This project will improve the state of the art of the implementation and optimization of algorithms for exact linear algebra computation. With exact computation, solving systems of linear equations is advanced from limited accuracy to exact solutions. This greatly increases the scope of accessible applications and allows matrix invariants such as rank, determinant, characteristic and minimal polynomial, and Smith and Frobenius normal forms to be computed.
We will combine a newly developed theoretical basis for block blackbox methods in linear algebra with high performance implementation, in hardware and software, of the computational kernels from which these implementations are constructed. The resulting implementations will be made publicly available in the framework of the LinBox software library. A system for automatically tuning the underlying computer algebra kernels will be developed and distributed as part of the LinBox library. The autotuning framework will benefit other computer algebra systems as well. The resulting advances for computation in finite domains, such as modular numbers and finite algebraic field extensions, will benefit many areas including cryptography and coding theory.
The project has many practical impacts as follows:
Experimental mathematics will be enhanced. In experimental mathematics, symbolic computation provides for testing of conjectures. And, perhaps more importantly, data from symbolic computations can guide the formulation of conjectures that are then candidates for formal proof. By permitting larger exact linear algebra computations, this project will increase the usefulness of such computation in mathematics.
The broadest, and perhaps most significant, outcome of this project is an ability to solve many problems which currently have no solution method at all. This project will make it possible to efficiently solve linear systems where numerical methods fail due to ill-condition of the problem instance, yet the exact result could it be obtained is valid and meaningful despite the approximate nature of the data.

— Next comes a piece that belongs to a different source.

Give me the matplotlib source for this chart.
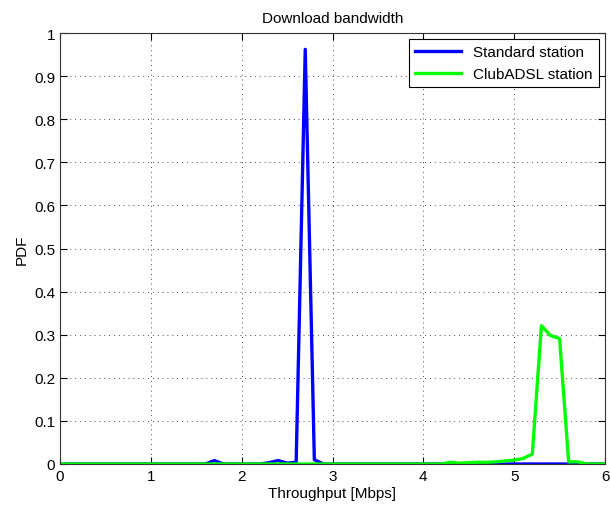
import numpy as np
import matplotlib.pyplot as plt

# bin centres (Mbps) and PDF values
throughput = np.round(np.arange(0, 6.01, 0.1), 1)

std_points = {1.7: 0.008, 2.3: 0.003, 2.4: 0.008, 2.5: 0.002, 2.6: 0.004,
              2.7: 0.962, 2.8: 0.01}
club_points = {4.3: 0.004, 4.4: 0.002, 4.5: 0.003, 4.6: 0.004, 4.7: 0.004,
               4.8: 0.005, 4.9: 0.007, 5.0: 0.009, 5.1: 0.013, 5.2: 0.023,
               5.3: 0.321, 5.4: 0.298, 5.5: 0.291, 5.6: 0.005, 5.7: 0.005}

standard = np.array([std_points.get(x, 0.0) for x in throughput])
clubadsl = np.array([club_points.get(x, 0.0) for x in throughput])

plt.rcParams['font.family'] = ['Liberation Sans', 'DejaVu Sans']

fig = plt.figure(figsize=(6.1, 5.06), dpi=100)
ax = fig.add_axes([60 / 610, 41 / 506, 545 / 610, 431 / 506])

ax.plot(throughput, standard, color='#0000ff', lw=2.4, label='Standard station')
ax.plot(throughput, clubadsl, color='#00ff00', lw=2.4, label='ClubADSL station')

ax.set_xlim(0, 6)
ax.set_ylim(0, 1)
ax.set_xticks(range(0, 7))
ax.set_yticks(np.round(np.arange(0, 1.01, 0.1), 1))
ax.set_yticklabels(['0', '0.1', '0.2', '0.3', '0.4', '0.5', '0.6', '0.7', '0.8', '0.9', '1'])
ax.grid(True, color='black', linestyle=(0, (1, 4)), linewidth=0.7, alpha=0.7)
ax.tick_params(direction='in', top=True, right=True, labelsize=11, length=5)
for s in ax.spines.values():
    s.set_color('#333333')

ax.set_xlabel('Throughput [Mbps]', fontsize=11, labelpad=2)
ax.set_ylabel('PDF', fontsize=11)
ax.set_title('Download bandwidth', fontsize=11, pad=8)

leg = ax.legend(loc='upper right', fontsize=11, fancybox=False, framealpha=1,
                edgecolor='black', handlelength=3, borderaxespad=0.4)
leg.get_frame().set_linewidth(0.8)

fig.savefig('out.png', dpi=100)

The Matrix Berlekamp/Massey algorithm as described by the PI in his thesis and journal publication has been integrated into the LinBox library. The implementation has been tested for accuracy in computation and is available to be used in methods based on the block Wiedemann algorithm. One such method, a non-singular Block Wiedemann solver has been written and is currently being tested for performance and robustness. Application to matrix rank computation is in progress. Preliminary results are encouraging but need to be tested and improved. After the successful testing of the non-singular solver, we can then turn attention on various related linear algebra computations and speed improvements to the algorithms. The first such computation is rank. By using the Matrix Berlekamp/Massey algorithm to compute a matrix generator with random bilinear projections, one can with high probability compute the rank of a matrix. After the generator computation, one needs to compute the degree and trailing degree of the determinant of the generator. As a result of the PI's prior work the degree is known, however the trailing degree is not. Options for computation of the trailing degree include a new method based on LU decomposition or a standard interpolation method. In addition to rank, computations such as smith normal form, determinant, singular solving and characteristic/minimum polynomial are possible using block Wiedemann methods. The Matrix Berlekamp/Massey implementation and non-singular block Wiedemann solver can be improved by tuning. Currently we do not take full advantage of all the fast arithmetics that are available and possible. One of the main triumphs of the Matrix Berlekamp/Massey algorithm is the encoding of matrix algebra into polynomial algebra. It should be possible and advantageous to apply known methods of fast matrix arithmetic and fast polynomial arithmetic to enhance the algorithms. Over specific fields and blocking dimensions, the field and vector arithmetic can be tuned specifically for the algorithm. Finally, by imposing some restrictions, it should be possible to benefit from sub-quadratic methods based on the half-gcd algorithm.